• _Stated exercise_
Exclude the pictures, then repeat the remaining data exactly.

• _Recorded data_
╭──

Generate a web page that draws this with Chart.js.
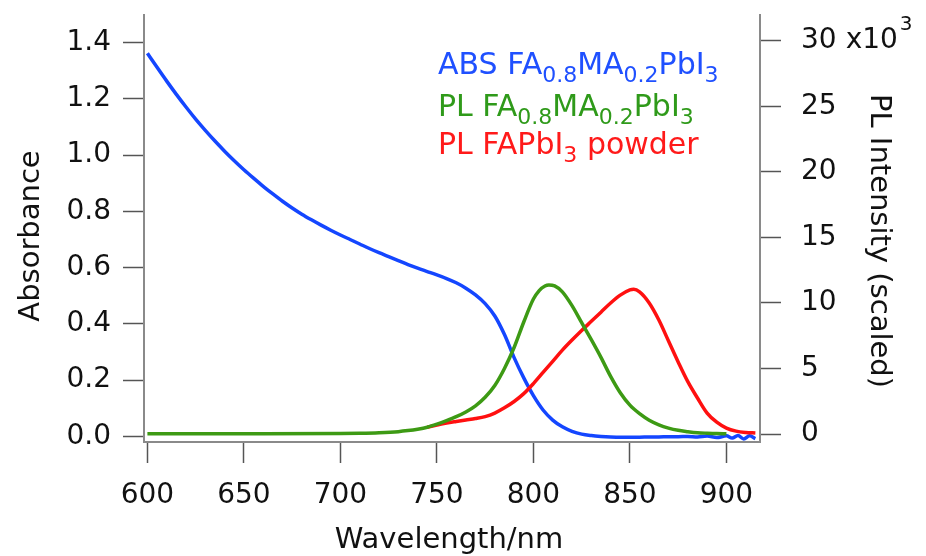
<!DOCTYPE html>
<html>
<head>
<meta charset="utf-8">
<script src="https://cdn.jsdelivr.net/npm/chart.js@4.4.1/dist/chart.umd.min.js"></script>
<style>
  html, body { margin: 0; padding: 0; background: #ffffff; }
  #wrap { width: 926px; height: 556px; }
</style>
</head>
<body>
<div id="wrap"><canvas id="c" width="926" height="556"></canvas></div>
<script>
// ---------- DATA ----------
const absWavelength = [600,605,610,615,620,625,630,635,640,645,650,655,660,665,670,675,680,685,690,695,700,705,710,715,720,725,730,735,740,745,750,755,760,765,770,775,780,785,790,795,800,805,810,815,820,825,830,835,840,845,850,855,860,865,870,875,880,885,890,895,900,903,906,909,912,915];
const absValues = [1.362,1.312,1.263,1.216,1.171,1.128,1.088,1.050,1.014,0.980,0.948,0.918,0.889,0.862,0.836,0.812,0.790,0.770,0.751,0.733,0.716,0.700,0.684,0.668,0.653,0.639,0.625,0.611,0.598,0.586,0.574,0.561,0.546,0.527,0.503,0.472,0.428,0.362,0.28,0.208,0.145,0.094,0.058,0.034,0.018,0.008,0.003,0.0,-0.002,-0.003,-0.003,-0.003,-0.002,-0.002,-0.001,-0.001,0.0,-0.002,0.001,-0.004,0.002,-0.006,0.003,-0.009,0.002,-0.008];

const plMixWavelength = [600,650,700,710,720,730,735,740,745,750,755,760,765,770,775,780,785,790,795,800,803,806,808,811,815,820,825,830,835,840,845,850,855,860,865,870,875,880,885,890,895,900];
const plMixValues = [0.02,0.02,0.04,0.06,0.1,0.18,0.26,0.37,0.52,0.75,1.02,1.32,1.68,2.15,2.8,3.7,5.0,6.6,8.55,10.3,10.95,11.3,11.38,11.3,10.85,9.8,8.5,7.2,5.85,4.4,3.15,2.2,1.55,1.05,0.7,0.45,0.28,0.18,0.1,0.06,0.03,0.02];

const plPowderWavelength = [745,750,755,760,765,770,775,780,785,790,795,800,805,810,815,820,825,830,835,840,845,850,852,855,860,865,870,875,880,885,890,895,900,905,910,915];
const plPowderValues = [0.52,0.68,0.84,0.96,1.07,1.18,1.33,1.6,2.0,2.48,3.08,3.85,4.7,5.55,6.4,7.17,7.9,8.6,9.3,10.0,10.6,11.0,11.05,10.85,10.0,8.7,7.1,5.5,4.0,2.75,1.6,0.9,0.45,0.22,0.12,0.08];

const xTicks = [600,650,700,750,800,850,900];
const yTicks = [0,0.2,0.4,0.6,0.8,1.0,1.2,1.4];
const y2Ticks = [0,5,10,15,20,25,30];

const seriesNames = ['ABS FA0.8MA0.2PbI3','PL FA0.8MA0.2PbI3','PL FAPbI3 powder'];

// ---------- STYLE ----------
const BLUE = '#1446ff', GREEN = '#3d9a14', RED = '#ff1010';
const FONT = 'DejaVu Sans';

function pts(xs, ys) { return xs.map((x, i) => ({ x: x, y: ys[i] })); }

// legend with subscripts: [text, isSubscript]
const legendLines = [
  { color: '#1f50ff', baseline: 74, parts: [['ABS FA',0],['0.8',1],['MA',0],['0.2',1],['PbI',0],['3',1]] },
  { color: '#2f9a1a', baseline: 116, parts: [['PL FA',0],['0.8',1],['MA',0],['0.2',1],['PbI',0],['3',1]] },
  { color: '#ff1a1a', baseline: 154, parts: [['PL FAPbI',0],['3',1],[' powder',0]] }
];

const decorPlugin = {
  id: 'decor',
  afterDraw(chart) {
    const ctx = chart.ctx;
    ctx.save();
    // legend
    ctx.textAlign = 'left';
    ctx.textBaseline = 'alphabetic';
    legendLines.forEach(line => {
      let x = 438;
      ctx.fillStyle = line.color;
      line.parts.forEach(([t, sub]) => {
        ctx.font = sub ? `22px "${FONT}"` : `30px "${FONT}"`;
        ctx.fillText(t, x, line.baseline + (sub ? 8 : 0));
        x += ctx.measureText(t).width;
      });
    });
    // axis titles
    ctx.fillStyle = '#111';
    ctx.font = `29px "${FONT}"`;
    ctx.textAlign = 'center';
    ctx.textBaseline = 'middle';
    ctx.fillText('Wavelength/nm', 449, 540);
    ctx.save();
    ctx.translate(31, 236);
    ctx.rotate(-Math.PI / 2);
    ctx.fillText('Absorbance', 0, 0);
    ctx.restore();
    ctx.save();
    ctx.translate(879, 241);
    ctx.rotate(Math.PI / 2);
    ctx.fillText('PL Intensity (scaled)', 0, 0);
    ctx.restore();
    // x10^3 multiplier next to the top right tick
    const y2 = chart.scales.y2;
    const yTop = y2.getPixelForValue(30);
    ctx.font = `28px "${FONT}"`;
    const labelX = y2.left + 21 + 20;
    const w30 = ctx.measureText('30').width;
    ctx.textAlign = 'left';
    ctx.fillText('x10', labelX + w30 + 9, yTop);
    const wx = ctx.measureText('x10').width;
    ctx.font = `20px "${FONT}"`;
    ctx.fillText('3', labelX + w30 + 9 + wx + 2, yTop - 16);
    ctx.restore();
  }
};

const axisCommon = {
  border: { display: true, color: '#8a8a8a', width: 2 },
  grid: { display: true, drawOnChartArea: false, drawTicks: true, tickLength: 21, tickColor: '#555', tickWidth: 1.5 },
  ticks: { color: '#111', font: { family: FONT, size: 28 } }
};

function noPad(s) { s.paddingTop = 0; s.paddingBottom = 0; s.paddingLeft = 0; s.paddingRight = 0; }

new Chart(document.getElementById('c'), {
  type: 'line',
  data: {
    datasets: [
      { label: seriesNames[1], data: pts(plMixWavelength, plMixValues), yAxisID: 'y2', borderColor: GREEN, order: 1 },
      { label: seriesNames[2], data: pts(plPowderWavelength, plPowderValues), yAxisID: 'y2', borderColor: RED, order: 2 },
      { label: seriesNames[0], data: pts(absWavelength, absValues), yAxisID: 'y', borderColor: BLUE, order: 3 }
    ]
  },
  options: {
    responsive: false,
    animation: false,
    devicePixelRatio: 1,
    layout: { padding: { top: 15, left: 0, right: 0, bottom: 0 } },
    elements: {
      line: { borderWidth: 3.5, cubicInterpolationMode: 'monotone', fill: false },
      point: { radius: 0 }
    },
    plugins: { legend: { display: false }, tooltip: { enabled: false } },
    scales: {
      x: {
        type: 'linear', position: 'bottom', min: 598.24, max: 917.4,
        border: axisCommon.border, grid: axisCommon.grid,
        ticks: { ...axisCommon.ticks, padding: 16, maxRotation: 0, callback: v => String(v) },
        afterBuildTicks: s => { s.ticks = xTicks.map(v => ({ value: v })); },
        afterFit: s => { s.height = 114; noPad(s); }
      },
      y: {
        type: 'linear', position: 'left', min: -0.0199, max: 1.498,
        border: axisCommon.border, grid: axisCommon.grid,
        ticks: { ...axisCommon.ticks, padding: 12, callback: v => Number(v).toFixed(1) },
        afterBuildTicks: s => { s.ticks = yTicks.map(v => ({ value: v })); },
        afterFit: s => { s.width = 144; noPad(s); }
      },
      y2: {
        type: 'linear', position: 'right', min: -0.61, max: 31.98,
        border: axisCommon.border, grid: axisCommon.grid,
        ticks: { ...axisCommon.ticks, padding: 20, callback: v => String(v) },
        afterBuildTicks: s => { s.ticks = y2Ticks.map(v => ({ value: v })); },
        afterFit: s => { s.width = 166; noPad(s); }
      }
    }
  },
  plugins: [decorPlugin]
});
</script>
</body>
</html>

╰──

• _Reply_
Generate a web page that draws this with Chart.js.
<!DOCTYPE html>
<html>
<head>
<meta charset="utf-8">
<script src="https://cdn.jsdelivr.net/npm/chart.js@4.4.1/dist/chart.umd.min.js"></script>
<style>
  html, body { margin: 0; padding: 0; background: #ffffff; }
  #wrap { width: 926px; height: 556px; }
</style>
</head>
<body>
<div id="wrap"><canvas id="c" width="926" height="556"></canvas></div>
<script>
// ---------- DATA ----------
const absWavelength = [600,605,610,615,620,625,630,635,640,645,650,655,660,665,670,675,680,685,690,695,700,705,710,715,720,725,730,735,740,745,750,755,760,765,770,775,780,785,790,795,800,805,810,815,820,825,830,835,840,845,850,855,860,865,870,875,880,885,890,895,900,903,906,909,912,915];
const absValues = [1.362,1.312,1.263,1.216,1.171,1.128,1.088,1.050,1.014,0.980,0.948,0.918,0.889,0.862,0.836,0.812,0.790,0.770,0.751,0.733,0.716,0.700,0.684,0.668,0.653,0.639,0.625,0.611,0.598,0.586,0.574,0.561,0.546,0.527,0.503,0.472,0.428,0.362,0.28,0.208,0.145,0.094,0.058,0.034,0.018,0.008,0.003,0.0,-0.002,-0.003,-0.003,-0.003,-0.002,-0.002,-0.001,-0.001,0.0,-0.002,0.001,-0.004,0.002,-0.006,0.003,-0.009,0.002,-0.008];

const plMixWavelength = [600,650,700,710,720,730,735,740,745,750,755,760,765,770,775,780,785,790,795,800,803,806,808,811,815,820,825,830,835,840,845,850,855,860,865,870,875,880,885,890,895,900];
const plMixValues = [0.02,0.02,0.04,0.06,0.1,0.18,0.26,0.37,0.52,0.75,1.02,1.32,1.68,2.15,2.8,3.7,5.0,6.6,8.55,10.3,10.95,11.3,11.38,11.3,10.85,9.8,8.5,7.2,5.85,4.4,3.15,2.2,1.55,1.05,0.7,0.45,0.28,0.18,0.1,0.06,0.03,0.02];

const plPowderWavelength = [745,750,755,760,765,770,775,780,785,790,795,800,805,810,815,820,825,830,835,840,845,850,852,855,860,865,870,875,880,885,890,895,900,905,910,915];
const plPowderValues = [0.52,0.68,0.84,0.96,1.07,1.18,1.33,1.6,2.0,2.48,3.08,3.85,4.7,5.55,6.4,7.17,7.9,8.6,9.3,10.0,10.6,11.0,11.05,10.85,10.0,8.7,7.1,5.5,4.0,2.75,1.6,0.9,0.45,0.22,0.12,0.08];

const xTicks = [600,650,700,750,800,850,900];
const yTicks = [0,0.2,0.4,0.6,0.8,1.0,1.2,1.4];
const y2Ticks = [0,5,10,15,20,25,30];

const seriesNames = ['ABS FA0.8MA0.2PbI3','PL FA0.8MA0.2PbI3','PL FAPbI3 powder'];

// ---------- STYLE ----------
const BLUE = '#1446ff', GREEN = '#3d9a14', RED = '#ff1010';
const FONT = 'DejaVu Sans';

function pts(xs, ys) { return xs.map((x, i) => ({ x: x, y: ys[i] })); }

// legend with subscripts: [text, isSubscript]
const legendLines = [
  { color: '#1f50ff', baseline: 74, parts: [['ABS FA',0],['0.8',1],['MA',0],['0.2',1],['PbI',0],['3',1]] },
  { color: '#2f9a1a', baseline: 116, parts: [['PL FA',0],['0.8',1],['MA',0],['0.2',1],['PbI',0],['3',1]] },
  { color: '#ff1a1a', baseline: 154, parts: [['PL FAPbI',0],['3',1],[' powder',0]] }
];

const decorPlugin = {
  id: 'decor',
  afterDraw(chart) {
    const ctx = chart.ctx;
    ctx.save();
    // legend
    ctx.textAlign = 'left';
    ctx.textBaseline = 'alphabetic';
    legendLines.forEach(line => {
      let x = 438;
      ctx.fillStyle = line.color;
      line.parts.forEach(([t, sub]) => {
        ctx.font = sub ? `22px "${FONT}"` : `30px "${FONT}"`;
        ctx.fillText(t, x, line.baseline + (sub ? 8 : 0));
        x += ctx.measureText(t).width;
      });
    });
    // axis titles
    ctx.fillStyle = '#111';
    ctx.font = `29px "${FONT}"`;
    ctx.textAlign = 'center';
    ctx.textBaseline = 'middle';
    ctx.fillText('Wavelength/nm', 449, 540);
    ctx.save();
    ctx.translate(31, 236);
    ctx.rotate(-Math.PI / 2);
    ctx.fillText('Absorbance', 0, 0);
    ctx.restore();
    ctx.save();
    ctx.translate(879, 241);
    ctx.rotate(Math.PI / 2);
    ctx.fillText('PL Intensity (scaled)', 0, 0);
    ctx.restore();
    // x10^3 multiplier next to the top right tick
    const y2 = chart.scales.y2;
    const yTop = y2.getPixelForValue(30);
    ctx.font = `28px "${FONT}"`;
    const labelX = y2.left + 21 + 20;
    const w30 = ctx.measureText('30').width;
    ctx.textAlign = 'left';
    ctx.fillText('x10', labelX + w30 + 9, yTop);
    const wx = ctx.measureText('x10').width;
    ctx.font = `20px "${FONT}"`;
    ctx.fillText('3', labelX + w30 + 9 + wx + 2, yTop - 16);
    ctx.restore();
  }
};

const axisCommon = {
  border: { display: true, color: '#8a8a8a', width: 2 },
  grid: { display: true, drawOnChartArea: false, drawTicks: true, tickLength: 21, tickColor: '#555', tickWidth: 1.5 },
  ticks: { color: '#111', font: { family: FONT, size: 28 } }
};

function noPad(s) { s.paddingTop = 0; s.paddingBottom = 0; s.paddingLeft = 0; s.paddingRight = 0; }

new Chart(document.getElementById('c'), {
  type: 'line',
  data: {
    datasets: [
      { label: seriesNames[1], data: pts(plMixWavelength, plMixValues), yAxisID: 'y2', borderColor: GREEN, order: 1 },
      { label: seriesNames[2], data: pts(plPowderWavelength, plPowderValues), yAxisID: 'y2', borderColor: RED, order: 2 },
      { label: seriesNames[0], data: pts(absWavelength, absValues), yAxisID: 'y', borderColor: BLUE, order: 3 }
    ]
  },
  options: {
    responsive: false,
    animation: false,
    devicePixelRatio: 1,
    layout: { padding: { top: 15, left: 0, right: 0, bottom: 0 } },
    elements: {
      line: { borderWidth: 3.5, cubicInterpolationMode: 'monotone', fill: false },
      point: { radius: 0 }
    },
    plugins: { legend: { display: false }, tooltip: { enabled: false } },
    scales: {
      x: {
        type: 'linear', position: 'bottom', min: 598.24, max: 917.4,
        border: axisCommon.border, grid: axisCommon.grid,
        ticks: { ...axisCommon.ticks, padding: 16, maxRotation: 0, callback: v => String(v) },
        afterBuildTicks: s => { s.ticks = xTicks.map(v => ({ value: v })); },
        afterFit: s => { s.height = 114; noPad(s); }
      },
      y: {
        type: 'linear', position: 'left', min: -0.0199, max: 1.498,
        border: axisCommon.border, grid: axisCommon.grid,
        ticks: { ...axisCommon.ticks, padding: 12, callback: v => Number(v).toFixed(1) },
        afterBuildTicks: s => { s.ticks = yTicks.map(v => ({ value: v })); },
        afterFit: s => { s.width = 144; noPad(s); }
      },
      y2: {
        type: 'linear', position: 'right', min: -0.61, max: 31.98,
        border: axisCommon.border, grid: axisCommon.grid,
        ticks: { ...axisCommon.ticks, padding: 20, callback: v => String(v) },
        afterBuildTicks: s => { s.ticks = y2Ticks.map(v => ({ value: v })); },
        afterFit: s => { s.width = 166; noPad(s); }
      }
    }
  },
  plugins: [decorPlugin]
});
</script>
</body>
</html>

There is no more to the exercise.